## DO THIS
Omit any picture, and return the remaining data exactly as written.

## DATA LINES
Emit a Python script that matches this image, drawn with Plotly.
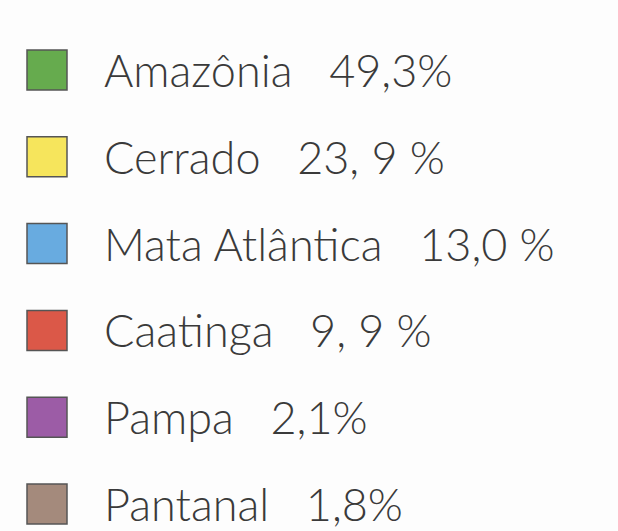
import plotly.graph_objects as go

biomes = ["Amazônia", "Cerrado", "Mata Atlântica", "Caatinga", "Pampa", "Pantanal"]
percent_labels = ["49,3%", "23, 9 %", "13,0 %", "9, 9 %", "2,1%", "1,8%"]
colors = ["#66ab4e", "#f6e55c", "#68abe0", "#db5848", "#9c5ca6", "#a48a7c"]

rows = list(range(len(biomes)))

fig = go.Figure()
fig.add_trace(go.Scatter(
    x=[0] * len(biomes),
    y=rows,
    mode="markers",
    marker=dict(symbol="square", size=40, color=colors,
                line=dict(color="#555555", width=1.5)),
    hoverinfo="skip",
    showlegend=False,
))

for r, name, pct in zip(rows, biomes, percent_labels):
    fig.add_annotation(
        x=0, y=r, xref="x", yref="y",
        text=f"{name}   {pct}",
        showarrow=False, xanchor="left", yanchor="middle",
        xshift=55,
        font=dict(family="Lato, Open Sans, sans-serif", size=45, color="#3a3a3a", weight=300),
    )

fig.update_xaxes(range=[-47, 571], visible=False, fixedrange=True)
fig.update_yaxes(range=[5.311, -0.806], visible=False, fixedrange=True)
fig.update_layout(
    width=618, height=531,
    margin=dict(l=0, r=0, t=0, b=0),
    paper_bgcolor="#fdfdfd",
    plot_bgcolor="#fdfdfd",
)
fig.write_html("out.html", config={"displayModeBar": False},
               post_script="document.body.style.margin='0';document.body.style.overflow='hidden';")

## EXERCISE RESPONSE
Emit a Python script that matches this image, drawn with Plotly.
import plotly.graph_objects as go

biomes = ["Amazônia", "Cerrado", "Mata Atlântica", "Caatinga", "Pampa", "Pantanal"]
percent_labels = ["49,3%", "23, 9 %", "13,0 %", "9, 9 %", "2,1%", "1,8%"]
colors = ["#66ab4e", "#f6e55c", "#68abe0", "#db5848", "#9c5ca6", "#a48a7c"]

rows = list(range(len(biomes)))

fig = go.Figure()
fig.add_trace(go.Scatter(
    x=[0] * len(biomes),
    y=rows,
    mode="markers",
    marker=dict(symbol="square", size=40, color=colors,
                line=dict(color="#555555", width=1.5)),
    hoverinfo="skip",
    showlegend=False,
))

for r, name, pct in zip(rows, biomes, percent_labels):
    fig.add_annotation(
        x=0, y=r, xref="x", yref="y",
        text=f"{name}   {pct}",
        showarrow=False, xanchor="left", yanchor="middle",
        xshift=55,
        font=dict(family="Lato, Open Sans, sans-serif", size=45, color="#3a3a3a", weight=300),
    )

fig.update_xaxes(range=[-47, 571], visible=False, fixedrange=True)
fig.update_yaxes(range=[5.311, -0.806], visible=False, fixedrange=True)
fig.update_layout(
    width=618, height=531,
    margin=dict(l=0, r=0, t=0, b=0),
    paper_bgcolor="#fdfdfd",
    plot_bgcolor="#fdfdfd",
)
fig.write_html("out.html", config={"displayModeBar": False},
               post_script="document.body.style.margin='0';document.body.style.overflow='hidden';")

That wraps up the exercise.